• _WHAT YOU HAVE TO DO_
In the material below, please retype the lines from the very first through the one with "plt.rcParams['font.family'] = ['Liberation", exactly and without pictures.

• _DATA BLOCK_
....

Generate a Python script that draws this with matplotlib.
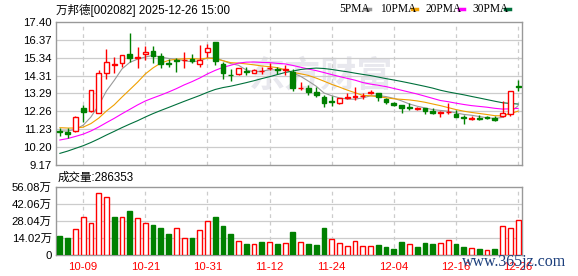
import numpy as np
import matplotlib
matplotlib.use('Agg')
import matplotlib.pyplot as plt
from matplotlib.lines import Line2D

plt.rcParams['font.family'] = ['Liberation Sans', 'Noto Sans CJK SC', 'DejaVu Sans']

# 交易日
dates = ['09-26', '09-29', '09-30',
         '10-09', '10-10', '10-13', '10-14', '10-15', '10-16', '10-17',
         '10-20', '10-21', '10-22', '10-23', '10-24',
         '10-27', '10-28', '10-29', '10-30', '10-31',
         '11-03', '11-04', '11-05', '11-06', '11-07',
         '11-10', '11-11', '11-12', '11-13', '11-14',
         '11-17', '11-18', '11-19', '11-20', '11-21',
         '11-24', '11-25', '11-26', '11-27', '11-28',
         '12-01', '12-02', '12-03', '12-04', '12-05',
         '12-08', '12-09', '12-10', '12-11', '12-12',
         '12-15', '12-16', '12-17', '12-18', '12-19',
         '12-22', '12-23', '12-24', '12-25', '12-26']

open_ = [11.15, 11.09, 11.13, 12.45, 12.30, 12.15, 14.45, 14.95, 15.06, 15.56,
         15.30, 15.54, 15.73, 15.44, 15.06, 15.22, 15.20, 15.26, 14.97, 15.69,
         16.25, 14.97, 14.36, 14.39, 14.56, 14.48, 14.56, 14.74, 14.70, 14.66,
         14.54, 13.60, 13.62, 13.39, 13.10, 12.83, 12.76, 13.04, 13.10, 13.12,
         13.33, 13.30, 12.97, 12.76, 12.62, 12.50, 12.41, 12.43, 12.30, 12.14,
         12.20, 12.11, 11.92, 11.79, 11.88, 11.95, 11.90, 11.99, 12.12, 13.70]
high = [11.30, 11.30, 11.97, 12.62, 13.47, 14.64, 15.83, 15.37, 15.52, 16.75,
        15.98, 16.02, 16.02, 15.60, 15.29, 15.31, 15.67, 15.56, 16.08, 16.13,
        16.25, 15.12, 14.68, 14.76, 14.81, 14.70, 14.83, 15.06, 14.83, 14.93,
        14.68, 13.97, 13.78, 13.68, 13.20, 13.14, 13.05, 13.30, 13.64, 13.30,
        13.50, 13.30, 13.00, 12.82, 12.65, 12.76, 12.50, 12.45, 12.43, 12.28,
        12.76, 12.34, 12.03, 12.01, 12.05, 12.00, 11.97, 12.85, 13.45, 14.06]
low = [10.85, 10.75, 11.07, 11.62, 12.20, 12.15, 14.14, 14.48, 14.79, 15.10,
       14.74, 15.21, 15.02, 14.77, 14.83, 14.54, 14.74, 15.06, 14.83, 15.40,
       14.95, 14.10, 14.03, 14.36, 14.37, 14.45, 14.39, 14.64, 14.39, 14.35,
       13.45, 13.49, 13.20, 13.07, 12.49, 12.57, 12.70, 12.95, 12.89, 12.95,
       13.25, 12.87, 12.70, 12.55, 12.15, 12.34, 12.35, 12.09, 12.12, 11.95,
       12.11, 11.93, 11.53, 11.78, 11.78, 11.80, 11.73, 11.95, 12.00, 13.45]
close = [11.08, 10.95, 11.95, 12.22, 13.47, 14.45, 15.08, 15.00, 15.50, 15.35,
         15.38, 15.70, 15.46, 15.00, 14.97, 15.18, 15.24, 15.18, 15.21, 15.88,
         15.15, 14.45, 14.33, 14.74, 14.52, 14.64, 14.59, 14.78, 14.66, 14.70,
         13.60, 13.63, 13.39, 13.20, 12.76, 12.80, 13.01, 13.07, 13.14, 13.16,
         13.37, 13.07, 12.80, 12.63, 12.43, 12.47, 12.44, 12.30, 12.15, 12.20,
         12.23, 11.95, 11.88, 11.90, 11.84, 11.86, 11.77, 12.18, 13.43, 13.66]
# 成交量（万手）
volume = [15.4, 13.7, 21.6, 31.3, 26.4, 51.5, 47.7, 31.5, 31.3, 36.4,
          30.5, 26.4, 25.1, 22.6, 17.0, 22.4, 14.3, 13.7, 20.8, 28.0,
          31.5, 24.3, 17.0, 11.9, 8.9, 9.4, 10.5, 10.5, 8.9, 10.2,
          19.0, 10.4, 8.9, 8.1, 22.0, 12.8, 9.6, 7.2, 11.2, 7.6,
          7.2, 8.4, 6.7, 5.1, 10.5, 8.9, 6.7, 9.7, 9.2, 9.7,
          12.4, 9.2, 6.7, 5.7, 5.1, 4.0, 5.1, 24.3, 22.1, 28.6353]
# 窗口前 29 日收盘价（用于均线）
pre_close = [7.0, 7.3, 7.6, 7.9, 8.2, 8.4, 8.7, 9.0, 9.3, 9.6,
             9.3, 9.5, 9.6, 9.8, 9.9, 10.0, 10.1, 10.2, 10.3, 10.3,
             11.15, 11.95, 11.72, 11.40, 11.33, 10.95, 11.45, 11.05, 11.10]

price_ticks = ['9.17', '10.20', '11.23', '12.26', '13.29', '14.31', '15.34', '16.37', '17.40']
vol_ticks = ['0', '14.02万', '28.04万', '42.06万', '56.08万']
date_ticks = ['10-09', '10-21', '10-31', '11-12', '11-24', '12-04', '12-16', '12-26']

ma_windows = [5, 10, 20, 30]
ma_colors = ['#999999', '#f0a000', '#ff00ff', '#00703c']
ma_names = ['5PMA', '10PMA', '20PMA', '30PMA']

RED = '#ff0000'
GREEN = '#008000'
W, H = 578, 276

fig = plt.figure(figsize=(W / 100, H / 100), dpi=100)
ax = fig.add_axes([56 / W, 1 - 165 / H, 466 / W, 143 / H])
axv = fig.add_axes([56 / W, 1 - 255 / H, 466 / W, 68 / H])

n = len(close)
x = np.arange(n)
o = np.array(open_); c = np.array(close); hi = np.array(high); lo = np.array(low)
up = c >= o

# 水印
ax.text(0.57, 0.62, '东方财富', transform=ax.transAxes, fontsize=26, fontweight='bold',
        color='#e8e8ee', ha='center', va='center', zorder=0, family=['Noto Sans CJK SC'])

# 均线
allc = np.array(pre_close + close)
for win, col in zip(ma_windows, ma_colors):
    ma = np.array([allc[i + 30 - win:i + 30].mean() for i in range(n)])
    ax.plot(x, ma, color=col, lw=0.8, zorder=3)

# K线
bw = 0.62
for i in range(n):
    col = RED if up[i] else GREEN
    bot, top = min(o[i], c[i]), max(o[i], c[i])
    ax.vlines(x[i], lo[i], bot, color=col, lw=1.0, zorder=4)
    ax.vlines(x[i], top, hi[i], color=col, lw=1.0, zorder=4)
    hgt = max(top - bot, 0.02)
    ax.bar(x[i], hgt, bottom=bot, width=bw, facecolor='white' if up[i] else GREEN,
           edgecolor=col, lw=1.0, zorder=5)

# 成交量：按收盘价涨跌着色
prev = np.concatenate([[pre_close[-1]], c[:-1]])
vup = c > prev
for i in range(n):
    if vup[i]:
        axv.bar(x[i], volume[i], width=0.62, facecolor='white', edgecolor=RED, lw=1.0, zorder=3)
    else:
        axv.bar(x[i], volume[i], width=0.62, facecolor=GREEN, edgecolor=GREEN, lw=1.0, zorder=3)

tick_idx = [dates.index(d) for d in date_ticks]
for a in (ax, axv):
    a.set_xlim(-0.5, n - 0.5)
    for t in tick_idx:
        a.axvline(t, color='#cccccc', ls=(0, (3, 3)), lw=0.9, zorder=1)
    for s in a.spines.values():
        s.set_color('#999999')
        s.set_linewidth(1.0)
    a.tick_params(length=0, labelsize=8.2, pad=3)

ax.set_ylim(9.17, 17.40)
pt = np.linspace(9.17, 17.40, len(price_ticks))
ax.set_yticks(pt)
ax.set_yticklabels(price_ticks)
for v in pt[1:-1]:
    ax.axhline(v, color='#cccccc', lw=0.9, zorder=1)
ax.set_xticks([])

axv.set_ylim(0, 56.08)
vt = np.linspace(0, 56.08, len(vol_ticks))
axv.set_yticks(vt)
axv.set_yticklabels(vol_ticks)
for v in vt[1:-1]:
    axv.axhline(v, color='#cccccc', lw=0.9, zorder=1)
axv.set_xticks(tick_idx)
axv.set_xticklabels(date_ticks, color=RED, fontsize=8.2)
axv.tick_params(axis='x', pad=5)

# 标题与图例
fig.text(56 / W, 1 - 10 / H, '万邦德[002082] 2025-12-26 15:00', fontsize=8.3,
         ha='left', va='center')
fig.text(58 / W, 1 - 178 / H, '成交量:%d' % round(volume[-1] * 10000), fontsize=8.3,
         ha='left', va='center')
lx = [339, 380, 426, 472]
dx = [365, 412, 459, 505]
for name, col, tx, d in zip(ma_names, ma_colors, lx, dx):
    fig.text(tx / W, 1 - 9 / H, name, fontsize=8.3, ha='left', va='center',
             family=['Liberation Serif'])
    fig.add_artist(Line2D([d / W, (d + 5) / W], [1 - 9 / H, 1 - 9 / H], color=col, lw=2.5))

fig.text(514 / W, 1 - 262 / H, 'www.365jz.com', fontsize=11.5, ha='center', va='center',
         color='#1c3f7c', family=['Liberation Serif'])

fig.savefig('out.png', dpi=100)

....

• _SOLVED EXERCISE_
Generate a Python script that draws this with matplotlib.
import numpy as np
import matplotlib
matplotlib.use('Agg')
import matplotlib.pyplot as plt
from matplotlib.lines import Line2D

plt.rcParams['font.family'] = ['Liberation Sans', 'Noto Sans CJK SC', 'DejaVu Sans']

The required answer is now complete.